No, but he made a lot of starlets while Lucy's back was turned.
Phil Ober made a couple of appearances on I Love Lucy while married to Vivian Vance. Supposedly he was quite abusive to her during their marriage, and she eventually divorced him in 1959 so she could marry herself a nice gay fella (publisher John Dodd) two years later.
R74, the bum that Ethel chased away was John Emery, formerly married to none other than Tallulah Bankhead. Also gayer than springtime was the employment agency clerk who found work for Lucy and Ethel at Kramer's Kandy Kitchen in "Job Switching".
Lucy believed in two things:
1) Always hire a relative
2) Only pay scale
That is so true.
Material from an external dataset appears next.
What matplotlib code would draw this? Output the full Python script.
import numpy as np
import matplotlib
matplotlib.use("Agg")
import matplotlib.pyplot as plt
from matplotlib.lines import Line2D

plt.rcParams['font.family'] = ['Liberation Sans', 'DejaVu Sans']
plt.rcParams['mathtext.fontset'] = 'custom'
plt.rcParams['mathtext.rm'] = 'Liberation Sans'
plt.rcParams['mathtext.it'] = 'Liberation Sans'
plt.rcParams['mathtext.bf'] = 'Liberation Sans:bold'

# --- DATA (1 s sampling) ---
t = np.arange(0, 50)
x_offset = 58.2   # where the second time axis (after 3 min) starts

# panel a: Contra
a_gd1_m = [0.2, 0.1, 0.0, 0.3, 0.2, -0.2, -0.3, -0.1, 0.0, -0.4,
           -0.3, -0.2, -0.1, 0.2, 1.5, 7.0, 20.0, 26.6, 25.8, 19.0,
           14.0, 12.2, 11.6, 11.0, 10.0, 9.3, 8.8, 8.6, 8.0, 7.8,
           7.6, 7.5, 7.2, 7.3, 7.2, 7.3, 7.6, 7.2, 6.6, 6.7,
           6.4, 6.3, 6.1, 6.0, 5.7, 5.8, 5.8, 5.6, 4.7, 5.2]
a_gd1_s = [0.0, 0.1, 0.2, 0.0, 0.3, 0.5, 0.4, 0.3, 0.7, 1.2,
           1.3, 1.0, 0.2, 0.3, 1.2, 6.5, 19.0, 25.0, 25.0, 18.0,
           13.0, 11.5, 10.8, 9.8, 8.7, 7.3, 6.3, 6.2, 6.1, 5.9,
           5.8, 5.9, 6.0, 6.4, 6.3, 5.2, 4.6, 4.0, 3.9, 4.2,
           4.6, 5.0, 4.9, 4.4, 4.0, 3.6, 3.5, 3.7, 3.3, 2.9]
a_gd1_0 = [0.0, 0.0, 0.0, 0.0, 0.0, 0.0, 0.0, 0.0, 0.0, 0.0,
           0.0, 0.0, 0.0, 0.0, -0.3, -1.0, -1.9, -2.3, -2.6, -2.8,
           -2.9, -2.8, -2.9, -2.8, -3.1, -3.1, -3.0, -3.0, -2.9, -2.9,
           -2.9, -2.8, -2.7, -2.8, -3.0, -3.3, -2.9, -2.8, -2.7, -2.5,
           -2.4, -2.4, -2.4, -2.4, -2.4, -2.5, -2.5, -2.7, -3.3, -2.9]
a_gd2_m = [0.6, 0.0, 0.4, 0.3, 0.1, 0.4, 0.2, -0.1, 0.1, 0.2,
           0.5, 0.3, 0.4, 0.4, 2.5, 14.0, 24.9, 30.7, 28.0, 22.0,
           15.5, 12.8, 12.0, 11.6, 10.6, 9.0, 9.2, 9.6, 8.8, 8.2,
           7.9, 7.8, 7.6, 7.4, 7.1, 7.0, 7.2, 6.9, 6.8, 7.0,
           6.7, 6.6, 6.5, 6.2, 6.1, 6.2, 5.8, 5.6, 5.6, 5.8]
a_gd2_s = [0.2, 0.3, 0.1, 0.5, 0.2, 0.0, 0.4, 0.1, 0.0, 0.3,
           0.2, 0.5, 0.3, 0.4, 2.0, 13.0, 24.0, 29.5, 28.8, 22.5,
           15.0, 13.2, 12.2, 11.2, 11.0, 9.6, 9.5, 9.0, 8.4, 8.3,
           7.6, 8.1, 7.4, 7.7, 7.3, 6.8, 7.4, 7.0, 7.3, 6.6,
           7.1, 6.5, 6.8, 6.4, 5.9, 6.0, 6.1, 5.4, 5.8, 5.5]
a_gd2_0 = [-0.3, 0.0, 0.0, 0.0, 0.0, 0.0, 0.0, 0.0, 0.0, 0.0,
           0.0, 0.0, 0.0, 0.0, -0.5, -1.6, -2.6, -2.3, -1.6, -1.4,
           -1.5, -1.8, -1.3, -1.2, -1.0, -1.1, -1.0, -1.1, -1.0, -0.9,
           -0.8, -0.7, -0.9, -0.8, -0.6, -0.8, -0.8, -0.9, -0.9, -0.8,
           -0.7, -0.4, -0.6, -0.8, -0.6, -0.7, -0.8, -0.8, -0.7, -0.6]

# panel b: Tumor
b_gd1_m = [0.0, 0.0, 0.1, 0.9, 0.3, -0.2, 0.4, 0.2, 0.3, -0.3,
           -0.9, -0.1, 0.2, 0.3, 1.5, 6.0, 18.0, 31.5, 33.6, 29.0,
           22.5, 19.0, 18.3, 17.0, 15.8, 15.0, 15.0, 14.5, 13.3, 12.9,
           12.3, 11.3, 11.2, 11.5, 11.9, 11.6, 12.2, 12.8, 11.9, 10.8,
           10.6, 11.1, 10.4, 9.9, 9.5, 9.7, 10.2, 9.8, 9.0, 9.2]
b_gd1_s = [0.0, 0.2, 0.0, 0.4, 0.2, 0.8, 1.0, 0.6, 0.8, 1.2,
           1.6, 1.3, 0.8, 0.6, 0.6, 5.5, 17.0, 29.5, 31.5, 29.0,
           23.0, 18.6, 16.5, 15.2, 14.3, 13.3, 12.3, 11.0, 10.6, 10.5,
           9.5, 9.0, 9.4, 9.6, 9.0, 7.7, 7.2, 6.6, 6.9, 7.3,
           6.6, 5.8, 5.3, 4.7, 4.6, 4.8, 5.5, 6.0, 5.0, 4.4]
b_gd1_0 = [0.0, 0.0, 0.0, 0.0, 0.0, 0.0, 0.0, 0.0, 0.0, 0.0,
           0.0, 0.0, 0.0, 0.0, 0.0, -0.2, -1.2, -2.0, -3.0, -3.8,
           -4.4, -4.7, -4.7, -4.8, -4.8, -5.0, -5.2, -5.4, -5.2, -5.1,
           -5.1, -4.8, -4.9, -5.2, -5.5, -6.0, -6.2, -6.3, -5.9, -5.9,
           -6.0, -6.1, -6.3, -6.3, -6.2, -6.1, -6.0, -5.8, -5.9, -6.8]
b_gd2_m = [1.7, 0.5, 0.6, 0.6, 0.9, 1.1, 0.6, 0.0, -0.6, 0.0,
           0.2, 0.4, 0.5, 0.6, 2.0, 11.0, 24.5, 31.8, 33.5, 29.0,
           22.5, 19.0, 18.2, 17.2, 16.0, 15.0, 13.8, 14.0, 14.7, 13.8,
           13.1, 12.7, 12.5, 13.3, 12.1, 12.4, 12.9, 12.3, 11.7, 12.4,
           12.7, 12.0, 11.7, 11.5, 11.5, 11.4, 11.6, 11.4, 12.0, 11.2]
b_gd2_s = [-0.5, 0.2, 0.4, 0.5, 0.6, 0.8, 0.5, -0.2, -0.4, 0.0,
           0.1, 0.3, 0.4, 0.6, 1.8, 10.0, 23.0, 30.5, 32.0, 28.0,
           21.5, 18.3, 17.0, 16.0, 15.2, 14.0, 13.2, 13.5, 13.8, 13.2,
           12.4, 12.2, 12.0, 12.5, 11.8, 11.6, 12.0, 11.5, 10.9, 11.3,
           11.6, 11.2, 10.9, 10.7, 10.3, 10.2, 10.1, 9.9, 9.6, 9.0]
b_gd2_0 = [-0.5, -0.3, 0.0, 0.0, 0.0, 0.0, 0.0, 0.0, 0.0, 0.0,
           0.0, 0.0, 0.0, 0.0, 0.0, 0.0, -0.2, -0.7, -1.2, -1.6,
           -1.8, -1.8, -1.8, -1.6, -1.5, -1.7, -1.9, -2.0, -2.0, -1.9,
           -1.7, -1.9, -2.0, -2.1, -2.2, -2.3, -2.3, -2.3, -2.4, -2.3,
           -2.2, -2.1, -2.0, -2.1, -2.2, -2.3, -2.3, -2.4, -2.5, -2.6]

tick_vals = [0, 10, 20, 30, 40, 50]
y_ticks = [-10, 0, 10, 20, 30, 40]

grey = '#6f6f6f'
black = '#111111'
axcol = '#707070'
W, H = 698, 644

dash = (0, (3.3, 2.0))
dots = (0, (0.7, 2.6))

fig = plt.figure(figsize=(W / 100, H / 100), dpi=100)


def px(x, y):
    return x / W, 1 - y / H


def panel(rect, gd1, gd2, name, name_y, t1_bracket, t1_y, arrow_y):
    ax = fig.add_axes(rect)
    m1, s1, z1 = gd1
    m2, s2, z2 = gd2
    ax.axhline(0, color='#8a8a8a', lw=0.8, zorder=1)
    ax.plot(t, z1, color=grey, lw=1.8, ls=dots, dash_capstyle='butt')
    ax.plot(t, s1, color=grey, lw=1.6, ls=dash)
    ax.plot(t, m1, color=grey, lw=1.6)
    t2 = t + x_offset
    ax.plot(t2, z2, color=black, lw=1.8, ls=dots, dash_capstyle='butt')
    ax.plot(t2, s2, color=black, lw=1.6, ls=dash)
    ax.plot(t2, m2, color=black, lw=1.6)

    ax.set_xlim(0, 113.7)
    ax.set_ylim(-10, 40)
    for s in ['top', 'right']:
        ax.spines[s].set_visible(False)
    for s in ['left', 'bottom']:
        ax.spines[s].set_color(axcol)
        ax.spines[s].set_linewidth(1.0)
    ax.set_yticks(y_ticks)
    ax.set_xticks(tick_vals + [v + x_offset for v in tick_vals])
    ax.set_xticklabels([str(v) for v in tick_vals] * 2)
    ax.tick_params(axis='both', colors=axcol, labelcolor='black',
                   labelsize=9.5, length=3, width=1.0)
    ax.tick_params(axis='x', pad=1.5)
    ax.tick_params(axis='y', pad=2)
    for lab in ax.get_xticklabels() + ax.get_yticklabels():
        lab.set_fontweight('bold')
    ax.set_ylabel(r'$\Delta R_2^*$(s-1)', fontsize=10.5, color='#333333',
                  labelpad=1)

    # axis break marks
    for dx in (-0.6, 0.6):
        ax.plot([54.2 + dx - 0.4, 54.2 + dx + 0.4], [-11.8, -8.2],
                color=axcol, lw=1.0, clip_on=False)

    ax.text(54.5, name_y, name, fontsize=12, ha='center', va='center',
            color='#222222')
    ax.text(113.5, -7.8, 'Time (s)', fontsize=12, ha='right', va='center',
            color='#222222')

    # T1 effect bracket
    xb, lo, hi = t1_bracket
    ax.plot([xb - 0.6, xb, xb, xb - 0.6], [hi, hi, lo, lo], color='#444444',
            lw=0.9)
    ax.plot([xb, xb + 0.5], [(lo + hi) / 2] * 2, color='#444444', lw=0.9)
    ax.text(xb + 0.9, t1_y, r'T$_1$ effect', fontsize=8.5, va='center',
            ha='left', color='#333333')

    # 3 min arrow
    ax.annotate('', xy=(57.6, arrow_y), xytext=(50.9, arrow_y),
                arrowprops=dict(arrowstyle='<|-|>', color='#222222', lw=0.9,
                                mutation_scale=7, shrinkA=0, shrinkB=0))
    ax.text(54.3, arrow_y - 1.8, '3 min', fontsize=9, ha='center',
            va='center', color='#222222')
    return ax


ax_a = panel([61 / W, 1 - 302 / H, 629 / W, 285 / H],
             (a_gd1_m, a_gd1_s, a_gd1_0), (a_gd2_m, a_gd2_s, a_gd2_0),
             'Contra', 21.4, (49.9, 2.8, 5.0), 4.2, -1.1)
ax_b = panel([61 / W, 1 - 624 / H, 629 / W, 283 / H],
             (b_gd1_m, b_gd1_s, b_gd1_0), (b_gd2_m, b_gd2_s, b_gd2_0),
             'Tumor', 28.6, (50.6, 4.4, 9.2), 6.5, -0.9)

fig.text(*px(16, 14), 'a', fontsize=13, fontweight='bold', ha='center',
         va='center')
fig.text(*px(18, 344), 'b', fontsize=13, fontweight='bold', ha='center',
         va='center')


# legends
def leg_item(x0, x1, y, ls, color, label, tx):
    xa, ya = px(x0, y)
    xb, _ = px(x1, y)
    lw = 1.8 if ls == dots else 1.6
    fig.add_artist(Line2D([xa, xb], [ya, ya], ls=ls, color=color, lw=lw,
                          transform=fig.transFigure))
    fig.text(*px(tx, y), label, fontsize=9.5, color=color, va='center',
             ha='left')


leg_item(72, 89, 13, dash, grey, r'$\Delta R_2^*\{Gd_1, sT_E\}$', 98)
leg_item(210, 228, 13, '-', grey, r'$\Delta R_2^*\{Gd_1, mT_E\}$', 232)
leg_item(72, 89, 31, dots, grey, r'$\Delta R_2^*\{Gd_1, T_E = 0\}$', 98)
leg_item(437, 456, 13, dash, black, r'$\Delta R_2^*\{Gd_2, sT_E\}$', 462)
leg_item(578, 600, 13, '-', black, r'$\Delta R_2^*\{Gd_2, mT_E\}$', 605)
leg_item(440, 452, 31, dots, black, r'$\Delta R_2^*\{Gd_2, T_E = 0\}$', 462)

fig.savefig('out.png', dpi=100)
Johnny Carson got mad at Lucy or more specifically Gary Morton, as they wanted him on "Here's Lucy," and both of them whined and moaned they could only pay him scale, because they spent all their money on Elizabeth Taylor and her episode.
Then Johnny found out they simply recycled the old Bill Holden script from "I Love Lucy."
Johnny didn't like Jews.
Did they do something to him to make him feel that way, R74?
[quote]Some douchebag is coming soon with an old grandpa crack
God, how terrifying.
Remember the episode where Fred confessed that he had overcharged the Ricardos in rent? They should have sued him for rent overcharge.
But they would've ruined Fred's credit rating and then he would've had his Phipps-a-Plate revoked!
"The "California, Here We Come" scene where Ricky and Fred meticulously plan the packing of five pieces of luggage in the trunk of the car while Lucy and Ethel, unseen by the men, deposit on the sidewalk an enormous pile of objects to take along was one of the funniest sight gags ever done on the show."
I think the reason this show was so great was because they really put a lot of thought into their comedy. When you think about it, the luggage gag, the candy conveyor belt, the Vitavetavegamin, the grape stomping, the eggs in the shirt tango, Lucy and Ethel ripping each others dresses during Friendship, and all the rest were just so well done.
Walter Winchell had Ricky blacklisted in pictures because he found out his wife registered as a Commie to please her grandfather.
This was pretty much the end of Ricky's career until he rebounded with the art house classic "Last Tango in Havana".
Oh come on! You didn't realize that Ricky starred in Chupa Mi Pinga?
Very true, R89. And part of what made later seasons of THE LUCY SHOW and most of HERE'S LUCY inferior is that the shows were written backwards. They knew Lucy was great with physical comedy bits, so they started with a bit or setpiece and wrote the plot around it. In ILL the physical bits came mostly from the situations rather than the other way around.
"Oh my God. I'm back. I'm home. All the time, it was... We finally really did it ... You Maniacs! You blew it up! Ah, damn you! God damn you all to hell!"